Er sieht «viele Parallelen zwischen Corona und Klima». Und als könnte jemand seine Autorität in Zweifel ziehen, beruft er sich auf Kapazitäten wie den Schauspieler George Clooney, der seine hellseherischen und opportunistischen Fähigkeiten auch schon als Politologe unter Beweis stellte, als er garantierte, Donald Trump werde niemals Präsident der USA sein. Knuttis Anforderungen ist damit Genüge getan.

Coronavirus
Daniel Koch während einer Pressekonferenz zum Coronavirus in Bern. - Keystone

Vor wenigen Tagen war im «Tages-Anzeiger» zu lesen «Unser Vorfahre ist 150’000 Jahre älter als gedacht». Wow!
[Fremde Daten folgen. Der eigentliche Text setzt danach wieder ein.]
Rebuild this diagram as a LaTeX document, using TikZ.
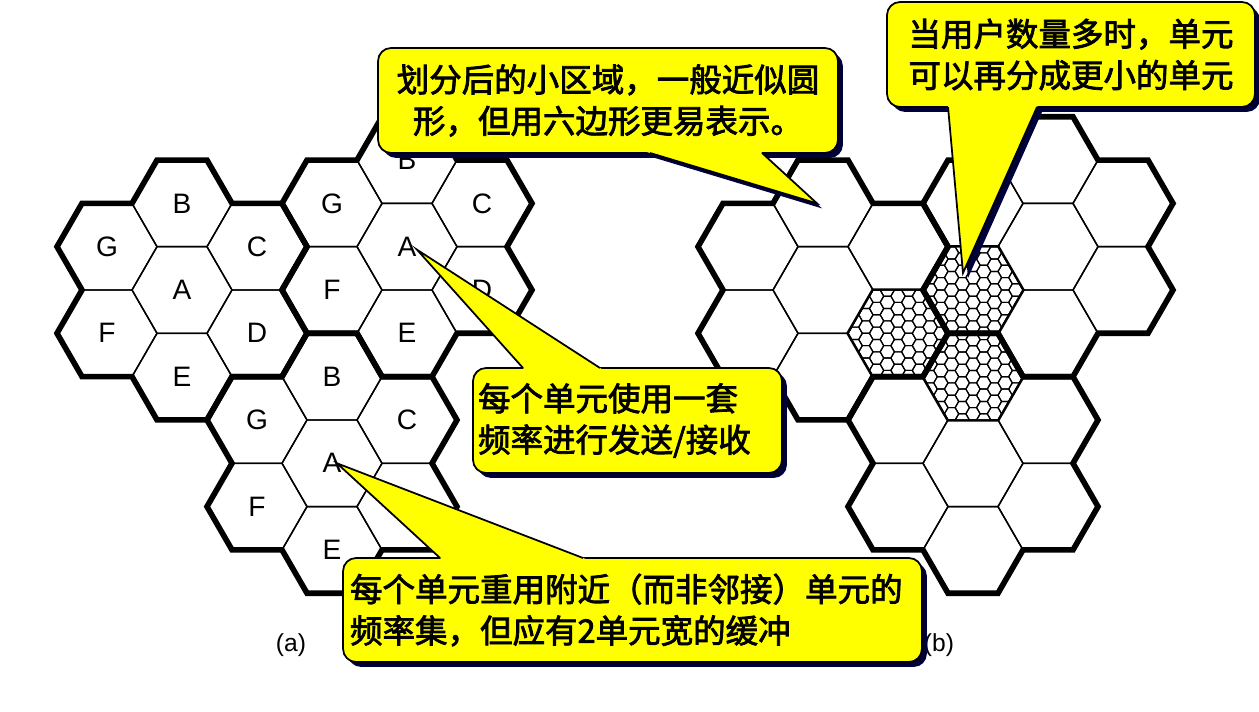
\documentclass[tikz,border=0pt]{standalone}
\usepackage{fontspec}
\setmainfont{Liberation Sans}
\newfontfamily\cjk[FakeBold=2.4]{Noto Sans CJK SC}
\usepackage{tikz}
\usetikzlibrary{shapes.geometric, calc, shadows}

\definecolor{noteyellow}{RGB}{255,255,0}
\definecolor{noteshade}{RGB}{0,0,56}

\pgfdeclarelayer{back}
\pgfdeclarelayer{shade}
\pgfsetlayers{back,shade,main}

\begin{document}
\begin{tikzpicture}[
    x=0.02cm, y=-0.02cm,
    cell/.style={draw, regular polygon, regular polygon sides=6, minimum size=2cm, inner sep=0pt, line width=0.8pt, font=\fontsize{16}{16}\selectfont},
    rim/.style={line width=3.2pt},
    fine/.style={line width=0.65pt},
    note/.style={draw, line width=1pt, fill=noteyellow, rounded corners=0.26cm, inner sep=0pt, outer sep=0pt, minimum height=2.1cm, font=\cjk\fontsize{18.5}{23.5}\selectfont, drop shadow={shadow xshift=2.8pt, shadow yshift=-2.8pt, fill=noteshade, opacity=1}},
    tailfill/.style={fill=noteyellow},
    tailline/.style={line width=1pt, line join=miter},
    tailshade/.style={fill=noteshade},
    caption/.style={font=\fontsize{14}{14}\selectfont}
]
\useasboundingbox (0,0) rectangle (1259,712);

\begin{pgfonlayer}{back}
% (a) three groups of seven cells
\foreach \g/\x/\y in {a1/182/290, a2/407/246.7, a3/332/463.3} {
    \node[cell] (\g A) at (\x,\y) {A};
    \foreach \l/\ang in {B/270, C/330, D/30, E/90, F/150, G/210}
        \node[cell] (\g\l) at ($(\g A)+(\ang:86.6)$) {\l};
}

% (b) same groups, no letters
\foreach \g/\x/\y in {b1/823/290, b2/973/463.3, b3/1048/246.7} {
    \node[cell] (\g A) at (\x,\y) {};
    \foreach \l/\ang in {B/270, C/330, D/30, E/90, F/150, G/210}
        \node[cell] (\g\l) at ($(\g A)+(\ang:86.6)$) {};
}

% split cells
\foreach \h in {b1D, b3F, b2B} {
    \begin{scope}
        \clip (\h.corner 1) \foreach \k in {2,...,6} { -- (\h.corner \k) } -- cycle;
        \begin{scope}[shift={(\h.center)}]
            \foreach \i in {-5,...,5}
                \foreach \j in {-6,...,6}
                    \draw[fine, shift={({10.714*\i},{12.372*(\j+0.5*\i)})}] (0:7.14) -- (60:7.14) -- (120:7.14) -- (180:7.14) -- (240:7.14) -- (300:7.14) -- cycle;
        \end{scope}
    \end{scope}
    \draw[line width=1.1pt] (\h.corner 1) \foreach \k in {2,...,6} { -- (\h.corner \k) } -- cycle;
}

% thick outline of each group
\foreach \g in {a1, a2, a3, b1, b2, b3}
    \draw[rim] (\g A.center) ++(100,0) \foreach \dir in {60,120,180,120,180,240,180,240,300,240,300,0,300,0,60,0,60,120} { -- ++(\dir:50) } -- cycle;
\end{pgfonlayer}

% captions
\node[caption] (capa) at (291,645) {(a)};
\node[caption] (capb) at (939,645) {(b)};

% callouts
\node[note, minimum width=9.2cm, align=center] (notecell) at (608,100.5) {划分后的小区域，一般近似圆\\形，但用六边形更易表示。};
\node[note, minimum width=7.36cm, align=center] (notesplit) at (1071,54.5) {当用户数量多时，单元\\可以再分成更小的单元};
\node[note, text width=5.98cm, inner xsep=0.1cm, align=left] (noteuse) at (627.5,420.5) {每个单元使用一套\\频率进行发送/接收};
\node[note, text width=11.3cm, inner xsep=0.14cm, minimum height=2.08cm, align=left] (notereuse) at (632.5,610) {每个单元重用附近（而非邻接）单元的\\频率集，但应有2单元宽的缓冲};

% pointers
\coordinate (t1a) at ($(notecell.south west)+(272,0)$);
\coordinate (t1b) at ($(notecell.south west)+(384,0)$);
\coordinate (t1c) at ($(b1B.center)+(-6,0)$);
\coordinate (t2a) at ($(notesplit.south west)+(61,0)$);
\coordinate (t2b) at ($(notesplit.south west)+(150,0)$);
\coordinate (t2c) at ($(b3F.center)+(-10,-17)$);
\coordinate (t3a) at ($(noteuse.north west)+(50,0)$);
\coordinate (t3b) at ($(noteuse.north west)+(127,0)$);
\coordinate (t3c) at ($(a2A.center)+(10,3)$);
\coordinate (t4a) at ($(notereuse.north west)+(97,0)$);
\coordinate (t4b) at ($(notereuse.north west)+(240,0)$);
\coordinate (t4c) at ($(a3A.center)+(5,0)$);

\begin{pgfonlayer}{shade}
\foreach \tl in {t1, t2, t3, t4}
    \fill[tailshade] ($(\tl a)+(5,5)$) -- ($(\tl c)+(5,5)$) -- ($(\tl b)+(5,5)$) -- cycle;
\end{pgfonlayer}

\foreach \tl in {t1, t2, t3, t4} {
    \fill[tailfill] ($(\tl a)!-6pt!(\tl c)$) -- (\tl c) -- ($(\tl b)!-6pt!(\tl c)$) -- cycle;
    \draw[tailline] (\tl a) -- (\tl c) -- (\tl b);
}

\end{tikzpicture}
\end{document}
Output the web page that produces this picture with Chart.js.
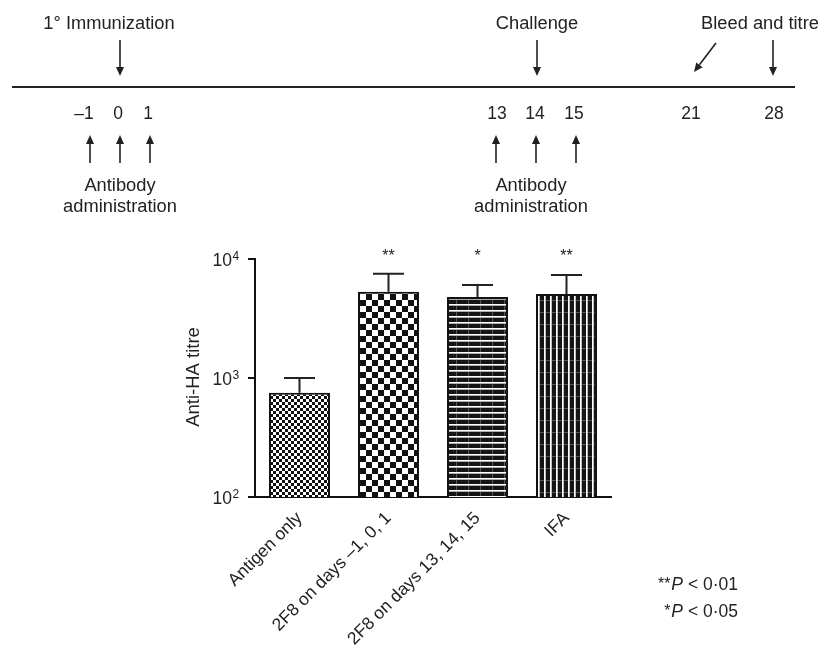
<!DOCTYPE html>
<html lang="en">
<head>
<meta charset="UTF-8">
<title>Anti-HA titre</title>
<script src="https://cdn.jsdelivr.net/npm/chart.js"></script>
<style>
  body { margin: 0; background: #fff; }
  #wrap { width: 828px; height: 647px; }
</style>
</head>
<body>
<div id="wrap"><canvas id="titre-chart" width="828" height="647"></canvas></div>
<script>
// groups and titres
const groups = ['Antigen only', '2F8 on days \u20131, 0, 1', '2F8 on days 13, 14, 15', 'IFA'];
const titre = [750, 5300, 4800, 5080];
const titreUpper = [1000, 7500, 6050, 7350];
const stars = ['', '**', '*', '**'];
const yTicks = [100, 1000, 10000];

// the dosing schedule above the chart
const days = ['\u20131', '0', '1', '13', '14', '15', '21', '28'];
const dayX = [84, 118, 148, 497, 535, 574, 691, 774];
const antibodyDays = [0, 1, 2, 3, 4, 5]; // indexes into days
const arrowX = [90, 120, 150, 496, 536, 576];

const FONT = '"Liberation Sans", Arial, Helvetica, sans-serif';
const INK = '#222';
const BIG = '18.3px ' + FONT;
const MID = '17.5px ' + FONT;

const canvas = document.getElementById('titre-chart');
const ctx = canvas.getContext('2d');

function makePattern(w, h, paint) {
  const c = document.createElement('canvas');
  c.width = w; c.height = h;
  const g = c.getContext('2d');
  paint(g);
  return ctx.createPattern(c, 'repeat');
}

const fills = [
  // fine checker
  makePattern(6, 6, g => {
    g.fillStyle = '#fff'; g.fillRect(0, 0, 6, 6);
    g.fillStyle = '#111'; g.fillRect(0, 0, 3, 3); g.fillRect(3, 3, 3, 3);
  }),
  // coarse checker
  makePattern(12, 12, g => {
    g.fillStyle = '#fff'; g.fillRect(0, 0, 12, 12);
    g.fillStyle = '#111'; g.fillRect(0, 0, 6, 6); g.fillRect(6, 6, 6, 6);
  }),
  // horizontal lines
  makePattern(12, 6, g => {
    g.fillStyle = '#151515'; g.fillRect(0, 0, 12, 6);
    g.fillStyle = '#fff'; g.fillRect(0, 4, 12, 1);
    g.fillStyle = '#aaa'; g.fillRect(0, 5, 12, 1);
    g.fillStyle = '#555'; g.fillRect(0, 0, 1, 4);
  }),
  // vertical lines
  makePattern(6, 12, g => {
    g.fillStyle = '#151515'; g.fillRect(0, 0, 6, 12);
    g.fillStyle = '#fff'; g.fillRect(4, 0, 1, 12);
    g.fillStyle = '#bbb'; g.fillRect(5, 0, 1, 12);
    g.fillStyle = '#555'; g.fillRect(0, 0, 4, 1);
  })
];

function text(c, s, x, y, align, font) {
  c.font = font || BIG;
  c.textAlign = align || 'center';
  c.textBaseline = 'alphabetic';
  c.fillStyle = INK;
  c.fillText(s, x, y);
}

function arrow(c, x1, y1, x2, y2) {
  const a = Math.atan2(y2 - y1, x2 - x1);
  const len = 9, half = 4;
  c.strokeStyle = INK;
  c.fillStyle = INK;
  c.lineWidth = 1.6;
  c.beginPath();
  c.moveTo(x1, y1);
  c.lineTo(x2 - Math.cos(a) * len, y2 - Math.sin(a) * len);
  c.stroke();
  c.beginPath();
  c.moveTo(x2, y2);
  c.lineTo(x2 - Math.cos(a) * len - Math.sin(a) * half, y2 - Math.sin(a) * len + Math.cos(a) * half);
  c.lineTo(x2 - Math.cos(a) * len + Math.sin(a) * half, y2 - Math.sin(a) * len - Math.cos(a) * half);
  c.closePath();
  c.fill();
}

// timeline above the plot
const schedulePlugin = {
  id: 'schedule',
  afterDraw(chart) {
    const c = chart.ctx;
    c.save();
    c.strokeStyle = INK;
    c.lineWidth = 1.8;
    c.beginPath();
    c.moveTo(12, 87);
    c.lineTo(795, 87);
    c.stroke();

    text(c, '1\u00b0 Immunization', 109, 29);
    text(c, 'Challenge', 537, 29);
    text(c, 'Bleed and titre', 760, 29);
    arrow(c, 120, 40, 120, 76);
    arrow(c, 537, 40, 537, 76);
    arrow(c, 773, 40, 773, 76);
    arrow(c, 716, 43, 694, 72);

    days.forEach((d, i) => text(c, d, dayX[i], 119, 'center', MID));
    antibodyDays.forEach(i => arrow(c, arrowX[i], 163, arrowX[i], 135));
    text(c, 'Antibody', 120, 191);
    text(c, 'administration', 120, 212);
    text(c, 'Antibody', 531, 191);
    text(c, 'administration', 531, 212);
    c.restore();
  }
};

// upper error bars, stars, y labels and p-value key
const annotatePlugin = {
  id: 'annotate',
  afterDatasetsDraw(chart) {
    const c = chart.ctx;
    const y = chart.scales.y;
    const bars = chart.getDatasetMeta(0).data;
    c.save();
    c.strokeStyle = INK;
    c.lineWidth = 2;
    bars.forEach((bar, i) => {
      const top = y.getPixelForValue(titreUpper[i]);
      c.beginPath();
      c.moveTo(bar.x, bar.y);
      c.lineTo(bar.x, top);
      c.moveTo(bar.x - 15.5, top);
      c.lineTo(bar.x + 15.5, top);
      c.stroke();
      if (stars[i]) text(c, stars[i], bar.x, chart.chartArea.top + 2, 'center', '16px ' + FONT);
    });

    yTicks.forEach(v => {
      const py = y.getPixelForValue(v);
      text(c, '10', 232, py + 6.5, 'right', MID);
      text(c, String(Math.round(Math.log10(v))), 232.5, py + 0.5, 'left', '12px ' + FONT);
    });

    c.translate(193, 377);
    c.rotate(-Math.PI / 2);
    text(c, 'Anti-HA titre', 0, 6, 'center', '18.5px ' + FONT);
    c.restore();

    // significance key, right aligned
    c.save();
    const keys = [['**', '0\u00b701', 590], ['*', '0\u00b705', 617]];
    keys.forEach(([s, p, by]) => {
      const rest = ' < ' + p;
      c.font = MID;
      const wRest = c.measureText(rest).width;
      c.font = 'italic ' + MID;
      const wP = c.measureText('P').width;
      let x = 738 - wRest;
      text(c, rest, x, by, 'left', MID);
      x -= wP;
      text(c, 'P', x, by, 'left', 'italic ' + MID);
      text(c, s, x - 1, by - 1, 'right', '16px ' + FONT);
    });
    c.restore();
  }
};

new Chart(ctx, {
  type: 'bar',
  data: {
    labels: groups,
    datasets: [{
      data: titre,
      backgroundColor: fills,
      borderColor: '#111',
      borderWidth: 2,
      barPercentage: 0.685,
      categoryPercentage: 1
    }]
  },
  options: {
    responsive: false,
    animation: false,
    layout: { padding: { left: 0, top: 259, right: 217, bottom: 0 } },
    plugins: { legend: { display: false }, tooltip: { enabled: false } },
    scales: {
      x: {
        grid: { display: false, drawTicks: false },
        border: { color: '#111', width: 2 },
        ticks: { color: INK, font: { family: FONT, size: 17.5 }, minRotation: 45, maxRotation: 45, padding: 11, autoSkip: false },
        afterFit: s => { s.height = 150; }
      },
      y: {
        type: 'logarithmic',
        min: 100,
        max: 10000,
        afterBuildTicks: s => { s.ticks = yTicks.map(v => ({ value: v })); },
        grid: { drawOnChartArea: false, color: '#111', lineWidth: 2, tickLength: 7 },
        border: { color: '#111', width: 2 },
        ticks: { display: false },
        afterFit: s => { s.width = 255; }
      }
    }
  },
  plugins: [schedulePlugin, annotatePlugin]
});
</script>
</body>
</html>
In einem der ältesten Wissenschaftsgebiete wird immer wieder Neues entdeckt, werden Theorien aufgestellt, geprüft und über den Haufen geworfen. So muss das sein! Wissenschaft ist Streit. Jede Erkenntnis ist immer nur eine vorläufige.

Wie oft wurde in den vergangenen Jahrzehnten nur schon die Geschichte der Pfahlbauer umgeschrieben? Nur in der blutjungen Klimawissenschaft treffen wir auf die arrogante Haltung «science is settled», die Frage sei für die «Wissenschaft» erledigt.

Nun könnte man glauben, die Medizin oder die Virologie seien vor solch «esoterischen» (lies: politischen) Einflüssen gefeit, hier sei alles klar. Dem ist keineswegs so. Nicht einmal in der Frage, ob Schutzmasken in einer Pandemie wirklich schützen herrscht Klarheit. 2007 warb der aktuelle Shooting-Star der Schweizer Medien, Daniel Koch vom BAG, dafür sich mit solchen Masken einzudecken.

Nun, wo klar ist, dass unser überteuerter Staatsapparat – in Verletzung seiner eigenen Pläne und Notfallszenarien! – diesbezüglich vollkommen versagte, heisst es plötzlich, die Wirksamkeit solcher Masken sei fraglich. Die «Wissenschaft» schützt offenbar sich und jene, die über ihr Budget verfügen. Wir sollten uns nicht von ihr abhängig machen.